Plébiscité pour son naturel et son authenticité, le vin nature, sans intrants chimiques, constitue un nouveau marché en France. Au Clos du Tue Bœuf, dans le Loir-et-Cher, la famille Puzelat, présente depuis le XVème siècle dans la commune des Montils, utilise différentes techniques pour favoriser la vinification naturelle, et notamment des procédés ancestraux comme la macération en amphores de terre cuite, venues de Géorgie.
« C’est hyper compliqué de faire du vin sans intrants qui soit bon », reconnaît Zoé Puzelat, coassociée avec son père Thierry et sa sœur Louise, au Clos du Tue Bœuf. Pourtant, depuis la fin des années 1990, le domaine familial, situé aux Montils (Loir-et-Cher), a été converti en viticulture biologique, avec des vendanges manuelles, des vinifications sans manipulation excessive et sans artifice œnologique. Alors que la culture de la vigne, très uniformisée, est l’une des cultures les plus consommatrices de pesticides en France, le vin nature séduit de plus en plus et apparaît comme l’un des futurs possibles. Plus local, meilleur pour la
santé, plus respectueux de l’environnement et des écosystèmes, il suscite aussi l’intérêt par une esthétique nouvelle, moins standardisée.

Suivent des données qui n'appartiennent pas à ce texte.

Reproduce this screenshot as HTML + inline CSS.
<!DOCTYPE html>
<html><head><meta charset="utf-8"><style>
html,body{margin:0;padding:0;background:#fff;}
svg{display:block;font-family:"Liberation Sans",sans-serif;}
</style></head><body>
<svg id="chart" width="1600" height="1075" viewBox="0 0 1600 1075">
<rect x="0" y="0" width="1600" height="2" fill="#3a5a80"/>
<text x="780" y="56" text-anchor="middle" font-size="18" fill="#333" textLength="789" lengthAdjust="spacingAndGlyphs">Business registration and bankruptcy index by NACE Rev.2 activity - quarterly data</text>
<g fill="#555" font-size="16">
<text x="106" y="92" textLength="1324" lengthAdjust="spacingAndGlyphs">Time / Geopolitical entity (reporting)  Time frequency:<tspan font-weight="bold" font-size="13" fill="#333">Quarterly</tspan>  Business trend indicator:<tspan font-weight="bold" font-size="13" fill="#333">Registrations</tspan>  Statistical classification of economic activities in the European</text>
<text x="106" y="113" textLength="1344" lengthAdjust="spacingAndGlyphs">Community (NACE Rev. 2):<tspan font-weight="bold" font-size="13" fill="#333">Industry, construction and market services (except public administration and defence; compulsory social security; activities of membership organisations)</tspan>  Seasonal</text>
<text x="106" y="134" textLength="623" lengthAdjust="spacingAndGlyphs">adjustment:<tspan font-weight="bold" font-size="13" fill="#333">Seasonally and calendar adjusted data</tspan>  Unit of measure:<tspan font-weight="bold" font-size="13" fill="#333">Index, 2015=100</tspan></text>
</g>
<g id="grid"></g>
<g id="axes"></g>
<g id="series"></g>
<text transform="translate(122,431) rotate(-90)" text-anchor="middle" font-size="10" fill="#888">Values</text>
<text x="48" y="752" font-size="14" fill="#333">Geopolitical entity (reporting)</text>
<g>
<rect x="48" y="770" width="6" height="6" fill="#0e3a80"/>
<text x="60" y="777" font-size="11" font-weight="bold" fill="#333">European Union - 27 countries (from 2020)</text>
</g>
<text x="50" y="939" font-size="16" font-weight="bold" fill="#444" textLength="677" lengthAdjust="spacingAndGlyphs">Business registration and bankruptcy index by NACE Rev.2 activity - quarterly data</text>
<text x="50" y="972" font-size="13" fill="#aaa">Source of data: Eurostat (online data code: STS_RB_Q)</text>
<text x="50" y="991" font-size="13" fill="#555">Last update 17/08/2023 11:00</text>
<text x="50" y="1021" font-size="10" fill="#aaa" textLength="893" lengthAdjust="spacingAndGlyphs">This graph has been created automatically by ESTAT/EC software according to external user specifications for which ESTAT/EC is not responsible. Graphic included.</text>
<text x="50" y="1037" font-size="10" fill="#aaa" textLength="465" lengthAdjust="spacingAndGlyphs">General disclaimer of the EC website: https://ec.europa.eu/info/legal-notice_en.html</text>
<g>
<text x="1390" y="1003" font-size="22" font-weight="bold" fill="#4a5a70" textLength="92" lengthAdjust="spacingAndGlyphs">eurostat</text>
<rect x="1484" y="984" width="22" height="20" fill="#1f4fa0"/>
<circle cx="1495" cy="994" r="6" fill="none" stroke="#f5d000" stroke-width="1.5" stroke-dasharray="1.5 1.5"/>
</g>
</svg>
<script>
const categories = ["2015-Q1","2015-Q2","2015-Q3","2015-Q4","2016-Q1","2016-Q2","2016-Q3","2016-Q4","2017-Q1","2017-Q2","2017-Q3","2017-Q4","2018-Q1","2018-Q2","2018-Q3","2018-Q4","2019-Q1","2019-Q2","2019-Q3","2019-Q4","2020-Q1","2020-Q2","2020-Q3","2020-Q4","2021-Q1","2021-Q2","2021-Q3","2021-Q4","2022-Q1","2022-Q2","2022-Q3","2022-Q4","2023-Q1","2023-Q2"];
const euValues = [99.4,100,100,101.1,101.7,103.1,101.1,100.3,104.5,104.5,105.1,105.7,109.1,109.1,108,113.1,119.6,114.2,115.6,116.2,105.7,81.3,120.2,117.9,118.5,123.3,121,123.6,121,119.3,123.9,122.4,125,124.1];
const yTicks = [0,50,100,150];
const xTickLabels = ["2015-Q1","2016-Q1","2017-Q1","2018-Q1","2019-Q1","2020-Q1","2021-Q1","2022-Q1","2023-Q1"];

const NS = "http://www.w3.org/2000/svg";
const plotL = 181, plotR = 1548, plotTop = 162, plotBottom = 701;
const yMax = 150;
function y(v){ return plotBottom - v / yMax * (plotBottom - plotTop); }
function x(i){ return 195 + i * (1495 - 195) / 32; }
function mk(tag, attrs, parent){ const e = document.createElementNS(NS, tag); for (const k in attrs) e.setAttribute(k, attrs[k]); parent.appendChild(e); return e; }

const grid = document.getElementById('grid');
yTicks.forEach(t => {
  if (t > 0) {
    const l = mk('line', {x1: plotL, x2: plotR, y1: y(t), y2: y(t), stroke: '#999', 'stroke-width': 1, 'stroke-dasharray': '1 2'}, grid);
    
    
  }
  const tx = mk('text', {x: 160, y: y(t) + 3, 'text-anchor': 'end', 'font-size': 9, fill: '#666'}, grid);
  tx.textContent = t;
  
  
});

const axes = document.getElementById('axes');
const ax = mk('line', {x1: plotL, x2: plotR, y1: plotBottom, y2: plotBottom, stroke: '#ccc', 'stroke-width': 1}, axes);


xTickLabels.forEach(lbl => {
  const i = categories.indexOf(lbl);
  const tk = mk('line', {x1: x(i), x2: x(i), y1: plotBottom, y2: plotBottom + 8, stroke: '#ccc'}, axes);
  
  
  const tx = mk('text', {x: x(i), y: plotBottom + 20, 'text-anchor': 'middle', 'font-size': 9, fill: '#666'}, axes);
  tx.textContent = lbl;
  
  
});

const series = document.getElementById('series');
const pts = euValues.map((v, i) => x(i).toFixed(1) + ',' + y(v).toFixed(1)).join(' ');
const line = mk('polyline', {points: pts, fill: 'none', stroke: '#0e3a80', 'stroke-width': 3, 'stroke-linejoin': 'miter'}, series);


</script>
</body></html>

Le changement climatique complique la donne
Alors que le vin nature demande de composer avec le vivant, la tâche est parfois ardue pour les vinificateurs. Les changements climatiques en cours ne facilitent pas la donne. « Nous avons des années de plus en chaudes ou, en tout cas, avec des aléas qui impactent de plus en plus la vigne, relate Zoé Puzelat. Les taux de sucre sont donc très élevés dans les raisins que nous ramassons. » Cela complique la fermentation, amorcée par les levures. Côté acidité, « les pH (potentiel hydrogène) de plus en plus haut favorisent l’avancée des bactéries face aux levures ».

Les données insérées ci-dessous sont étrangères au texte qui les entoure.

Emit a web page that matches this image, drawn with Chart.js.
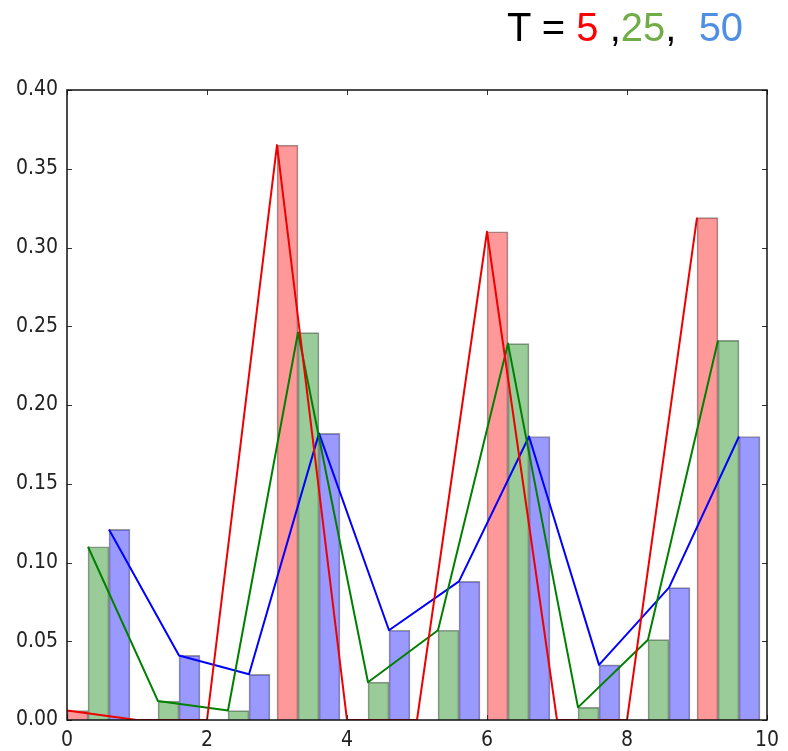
<!DOCTYPE html>
<html>
<head>
<meta charset="utf-8">
<script src="https://cdn.jsdelivr.net/npm/chart.js@4"></script>
<style>
  body { margin: 0; background: #fff; }
  #wrap { position: relative; width: 788px; height: 751px; }
  #myChart { position: absolute; left: 0; top: 0; }
  #title {
    position: absolute; left: 507px; top: 7px;
    font-family: "Liberation Sans", Arial, sans-serif;
    font-size: 40px; line-height: 1; white-space: pre; color: #000;
  }
</style>
</head>
<body>
<div id="wrap">
  <canvas id="myChart" width="788" height="751"></canvas>
  <div id="title">T = <span style="color:#ff0000">5</span> ,<span style="color:#70ad47">25</span>,  <span style="color:#4f8fe3">50</span></div>
</div>
<script>
// data
const positions = [0, 1, 2, 3, 4, 5, 6, 7, 8, 9];
const t5 = [0.006, 0, 0, 0.365, 0, 0, 0.310, 0, 0, 0.319];
const t25 = [0.110, 0.012, 0.006, 0.246, 0.024, 0.057, 0.239, 0.008, 0.051, 0.241];
const t50 = [0.121, 0.041, 0.029, 0.182, 0.057, 0.088, 0.180, 0.035, 0.084, 0.180];
const xTicks = [0, 2, 4, 6, 8, 10];
const yTicks = [0, 0.05, 0.10, 0.15, 0.20, 0.25, 0.30, 0.35, 0.40];
const barWidth = 0.3;

const tickFont = { family: "'DejaVu Sans Condensed', 'DejaVu Sans', sans-serif", size: 21 };

// bar k sits at [i + k*w, i + (k+1)*w], line point at its left edge
function barPoints(vals, k) {
  return positions.map((p, i) => ({ x: p + k * barWidth + barWidth / 2, y: vals[i] }));
}
function linePoints(vals, k) {
  return positions.map((p, i) => ({ x: p + k * barWidth, y: vals[i] }));
}

const series = [
  { vals: t5, fill: "rgba(255, 0, 0, 0.4)", line: "#ee0000" },
  { vals: t25, fill: "rgba(0, 128, 0, 0.4)", line: "#008000" },
  { vals: t50, fill: "rgba(0, 0, 255, 0.4)", line: "#0000ff" },
];

const datasets = [];
series.forEach((s, k) => {
  datasets.push({
    type: "bar",
    data: barPoints(s.vals, k),
    backgroundColor: s.fill,
    borderColor: "rgba(0, 0, 0, 0.4)",
    borderWidth: 1,
    grouped: false,
    barPercentage: 1,
    categoryPercentage: 1,
    order: 2,
  });
});
series.forEach((s, k) => {
  datasets.push({
    type: "line",
    data: linePoints(s.vals, k),
    borderColor: s.line,
    borderWidth: 2,
    borderJoinStyle: "round",
    pointRadius: 0,
    fill: false,
    tension: 0,
    order: 1,
  });
});

// matplotlib style frame with inward ticks on all four sides
const frame = {
  id: "frame",
  afterDraw(chart) {
    const { ctx, chartArea: a, scales: { x, y } } = chart;
    ctx.save();
    ctx.strokeStyle = "#333";
    ctx.lineWidth = 1;
    const seg = (x1, y1, x2, y2) => { ctx.beginPath(); ctx.moveTo(x1, y1); ctx.lineTo(x2, y2); ctx.stroke(); };
    x.ticks.forEach(t => {
      const px = Math.round(x.getPixelForValue(t.value)) + 0.5;
      seg(px, a.bottom, px, a.bottom - 5);
      seg(px, a.top, px, a.top + 5);
    });
    y.ticks.forEach(t => {
      const py = Math.round(y.getPixelForValue(t.value)) + 0.5;
      seg(a.left, py, a.left + 5, py);
      seg(a.right, py, a.right - 5, py);
    });
    ctx.lineWidth = 1.5;
    ctx.strokeStyle = "#111";
    ctx.strokeRect(a.left, a.top, a.right - a.left, a.bottom - a.top);
    ctx.restore();
  },
};

new Chart(document.getElementById("myChart"), {
  type: "bar",
  data: { datasets },
  plugins: [frame],
  options: {
    responsive: false,
    animation: false,
    layout: { padding: { left: 0, right: 21, top: 90, bottom: 0 } },
    plugins: { legend: { display: false }, tooltip: { enabled: false } },
    scales: {
      x: {
        type: "linear",
        min: 0,
        max: 10,
        offset: false,
        grid: { display: false, offset: false, drawTicks: false },
        border: { display: false },
        afterBuildTicks: s => { s.ticks = xTicks.map(v => ({ value: v })); },
        afterFit: s => { s.height = 31; },
        ticks: { font: tickFont, color: "#222", padding: 8, maxRotation: 0, callback: v => String(v) },
      },
      y: {
        min: 0,
        max: 0.4,
        grid: { display: false, drawTicks: false },
        border: { display: false },
        afterBuildTicks: s => { s.ticks = yTicks.map(v => ({ value: v })); },
        afterFit: s => { s.width = 67; },
        ticks: { font: tickFont, color: "#222", padding: 9, callback: v => v.toFixed(2) },
      },
    },
  },
});
</script>
</body>
</html>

Pour y remédier, les Puzelat ont recours à différentes techniques telles que la micro-macération. « En partant du principe que les levures sont contenues sur la peau du raisin, si on laisse la peau au contact du jus, on favorise l’expansion des levures », explique Zoé Puzelat. Le travail s’effectue aussi sur les sols pour combler les déficits, avec notamment des couverts végétaux pour pallier au manque d’azote. « Il y a du travail en amont sur la vigne pour anticiper la vinification », rappelle la jeune femme.
Un attrait pour les techniques ancestrales
La vinification nature convoque aussi l’imaginaire du retour à l’essentiel et aux techniques ancestrales. Les origines de la viticulture remontent à plus de 8000 ans, d’après des découvertes de résidus de poteries dans le Caucase, en Géorgie plus précisément. Le pays situé sur les bords de la Mer noire, entre la Turquie et la Russie, reste, encore aujourd’hui, connu pour son savoir-faire viticole.

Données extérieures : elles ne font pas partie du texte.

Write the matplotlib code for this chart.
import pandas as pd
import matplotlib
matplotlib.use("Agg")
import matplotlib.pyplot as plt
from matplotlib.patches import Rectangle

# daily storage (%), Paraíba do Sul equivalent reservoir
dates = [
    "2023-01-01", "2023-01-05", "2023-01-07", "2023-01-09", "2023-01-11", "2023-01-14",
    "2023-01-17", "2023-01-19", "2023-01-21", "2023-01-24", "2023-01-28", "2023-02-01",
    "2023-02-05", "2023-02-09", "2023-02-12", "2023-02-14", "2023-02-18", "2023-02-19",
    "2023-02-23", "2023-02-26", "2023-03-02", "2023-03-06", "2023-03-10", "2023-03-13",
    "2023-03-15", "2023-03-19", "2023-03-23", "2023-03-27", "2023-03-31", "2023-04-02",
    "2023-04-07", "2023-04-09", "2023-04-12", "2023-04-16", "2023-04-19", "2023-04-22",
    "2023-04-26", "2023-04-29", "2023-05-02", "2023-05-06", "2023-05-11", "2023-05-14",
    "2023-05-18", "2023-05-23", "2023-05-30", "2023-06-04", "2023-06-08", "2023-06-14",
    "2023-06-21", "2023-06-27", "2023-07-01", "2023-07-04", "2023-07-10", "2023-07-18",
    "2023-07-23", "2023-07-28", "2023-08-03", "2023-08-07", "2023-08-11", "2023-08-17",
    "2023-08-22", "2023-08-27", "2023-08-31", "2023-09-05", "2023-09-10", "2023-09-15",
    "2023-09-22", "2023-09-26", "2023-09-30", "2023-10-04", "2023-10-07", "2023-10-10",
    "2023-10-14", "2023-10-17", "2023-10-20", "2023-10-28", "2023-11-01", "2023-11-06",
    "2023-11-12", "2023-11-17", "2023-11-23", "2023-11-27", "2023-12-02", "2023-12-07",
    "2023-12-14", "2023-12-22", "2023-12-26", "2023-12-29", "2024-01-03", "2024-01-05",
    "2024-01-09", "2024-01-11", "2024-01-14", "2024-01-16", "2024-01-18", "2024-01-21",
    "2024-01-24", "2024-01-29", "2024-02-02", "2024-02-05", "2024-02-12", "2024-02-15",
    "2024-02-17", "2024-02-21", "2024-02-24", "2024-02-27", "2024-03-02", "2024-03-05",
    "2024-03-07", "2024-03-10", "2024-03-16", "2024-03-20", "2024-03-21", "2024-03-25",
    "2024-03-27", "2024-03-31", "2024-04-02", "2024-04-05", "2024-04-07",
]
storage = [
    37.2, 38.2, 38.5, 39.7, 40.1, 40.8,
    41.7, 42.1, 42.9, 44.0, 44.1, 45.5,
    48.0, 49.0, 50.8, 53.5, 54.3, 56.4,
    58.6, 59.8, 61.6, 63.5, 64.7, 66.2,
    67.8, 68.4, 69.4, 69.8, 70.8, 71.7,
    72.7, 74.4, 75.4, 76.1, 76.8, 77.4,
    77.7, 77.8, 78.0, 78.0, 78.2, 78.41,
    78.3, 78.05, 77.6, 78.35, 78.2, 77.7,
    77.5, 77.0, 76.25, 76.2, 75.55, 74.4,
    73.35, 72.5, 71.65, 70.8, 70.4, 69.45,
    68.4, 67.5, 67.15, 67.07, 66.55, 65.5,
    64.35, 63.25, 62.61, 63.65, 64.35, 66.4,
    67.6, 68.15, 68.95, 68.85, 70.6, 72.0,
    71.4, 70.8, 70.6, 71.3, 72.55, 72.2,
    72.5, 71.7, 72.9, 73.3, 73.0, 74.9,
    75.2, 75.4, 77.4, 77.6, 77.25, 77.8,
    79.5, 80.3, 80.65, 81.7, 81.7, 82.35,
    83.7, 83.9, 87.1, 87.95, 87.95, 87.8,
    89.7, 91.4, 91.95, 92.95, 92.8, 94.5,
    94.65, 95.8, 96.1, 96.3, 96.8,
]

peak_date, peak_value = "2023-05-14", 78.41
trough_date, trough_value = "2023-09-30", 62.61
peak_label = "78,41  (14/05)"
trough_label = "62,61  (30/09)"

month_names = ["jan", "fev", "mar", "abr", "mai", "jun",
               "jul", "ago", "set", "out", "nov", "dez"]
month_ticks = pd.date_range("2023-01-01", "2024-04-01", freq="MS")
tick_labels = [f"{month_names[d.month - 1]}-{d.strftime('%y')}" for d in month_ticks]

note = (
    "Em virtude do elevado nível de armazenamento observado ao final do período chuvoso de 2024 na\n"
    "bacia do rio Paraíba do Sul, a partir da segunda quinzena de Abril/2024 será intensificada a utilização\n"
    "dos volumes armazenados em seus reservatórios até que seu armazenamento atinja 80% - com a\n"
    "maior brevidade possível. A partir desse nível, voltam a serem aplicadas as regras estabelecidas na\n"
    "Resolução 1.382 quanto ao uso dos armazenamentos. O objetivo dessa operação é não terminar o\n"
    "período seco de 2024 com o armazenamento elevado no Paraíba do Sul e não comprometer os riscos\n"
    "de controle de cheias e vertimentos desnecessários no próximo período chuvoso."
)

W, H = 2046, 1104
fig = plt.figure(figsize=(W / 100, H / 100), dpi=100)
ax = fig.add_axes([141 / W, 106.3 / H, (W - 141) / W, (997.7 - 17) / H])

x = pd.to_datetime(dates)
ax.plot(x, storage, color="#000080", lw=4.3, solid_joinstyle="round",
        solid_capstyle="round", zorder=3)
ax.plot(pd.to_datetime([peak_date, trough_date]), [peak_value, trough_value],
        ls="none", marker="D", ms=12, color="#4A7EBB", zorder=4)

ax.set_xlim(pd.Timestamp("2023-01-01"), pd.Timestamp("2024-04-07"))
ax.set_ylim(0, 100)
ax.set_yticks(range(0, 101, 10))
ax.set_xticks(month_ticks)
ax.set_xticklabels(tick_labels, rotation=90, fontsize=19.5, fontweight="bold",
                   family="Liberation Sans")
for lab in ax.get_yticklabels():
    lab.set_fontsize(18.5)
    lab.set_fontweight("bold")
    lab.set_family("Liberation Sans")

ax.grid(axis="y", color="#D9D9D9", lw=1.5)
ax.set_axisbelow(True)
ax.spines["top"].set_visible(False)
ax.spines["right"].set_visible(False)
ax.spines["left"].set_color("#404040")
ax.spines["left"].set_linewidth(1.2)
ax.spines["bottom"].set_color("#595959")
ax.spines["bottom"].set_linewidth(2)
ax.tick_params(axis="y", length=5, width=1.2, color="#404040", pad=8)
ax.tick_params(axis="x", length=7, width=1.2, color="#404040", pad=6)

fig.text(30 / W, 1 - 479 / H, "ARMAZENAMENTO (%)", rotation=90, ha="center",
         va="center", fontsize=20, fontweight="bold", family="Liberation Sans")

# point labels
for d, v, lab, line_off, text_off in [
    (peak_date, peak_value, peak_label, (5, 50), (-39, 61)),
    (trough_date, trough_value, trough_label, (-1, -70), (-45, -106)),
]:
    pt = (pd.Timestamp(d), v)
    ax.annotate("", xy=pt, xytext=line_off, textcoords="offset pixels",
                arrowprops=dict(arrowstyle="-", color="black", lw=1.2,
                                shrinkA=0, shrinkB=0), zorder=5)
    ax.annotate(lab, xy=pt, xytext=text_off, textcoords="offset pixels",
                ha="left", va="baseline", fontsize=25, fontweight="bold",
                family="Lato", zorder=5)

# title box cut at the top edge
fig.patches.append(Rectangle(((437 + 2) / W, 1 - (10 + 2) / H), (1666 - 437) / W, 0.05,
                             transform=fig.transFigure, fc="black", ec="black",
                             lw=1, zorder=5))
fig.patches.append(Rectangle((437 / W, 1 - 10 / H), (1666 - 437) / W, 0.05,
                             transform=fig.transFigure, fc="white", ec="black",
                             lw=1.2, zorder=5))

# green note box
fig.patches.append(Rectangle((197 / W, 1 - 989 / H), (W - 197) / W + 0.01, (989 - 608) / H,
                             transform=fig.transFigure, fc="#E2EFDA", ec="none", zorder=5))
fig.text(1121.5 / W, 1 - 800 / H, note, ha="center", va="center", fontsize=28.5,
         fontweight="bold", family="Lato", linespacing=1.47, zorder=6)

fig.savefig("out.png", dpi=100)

D’un côté, le vin y a été produit en masse pour fournir le marché russe, notamment pendant la période de l’Union soviétique. De l’autre, des méthodes ancestrales de productions y ont été préservées et conservées, comme la vinification en amphores de terre cuite enterrées, un contenant neutre et poreux, où la macération lente dure de longs mois.
Au début des années 2000, ce trésor patrimonial géorgien suscite l’intérêt de nombreux vinificateurs nature européens. « Il y a eu un gros coup de cœur sur cette région et sur leurs pratiques vinicoles. Avec l’envie d’essayer », relate Zoé Puzelat.
La famille fait parmi des premiers à avoir importé du vin géorgien en France, à travers leur structure d’importation lancée en 2004 pour donner de la visibilité à des vignerons du monde entier. Puis, après un voyage dans le pays en 2012, Thierry Puzelat et d’autres vinificateurs ramènent des amphores de Géorgie. La famille possède désormais six kvevris ainsi que d’autres types d’amphores. Les Puzelat ont essayé de multiples combinaisons, en utilisant cette technique vieille de plusieurs millénaires, et ont peu à peu acté un protocole de sauvignon en macération jus, peau
et baie. « Nous avançons très lentement, et pour cause, nous n’avons qu’un test par an, estime Thierry Puzelat. Dix ans après, nous avons encore beaucoup à apprendre des amphores. »
Face à la difficulté de la vinification nature, la famille préfère ne pas « mettre tous ses œufs dans le même panier », rappelle Zoé Puzelat, dont les ancêtres ont été paysans, polyculteurs et vignerons dans la même commune depuis le XVème siècle. « On envisage de diminuer la surface cultivée et le volume vinifié afin de pouvoir mener d’autres projets agricoles et retrouver une pluralité d’activités que nos grands-parents avaient. » Une autre forme de retour aux sources en somme.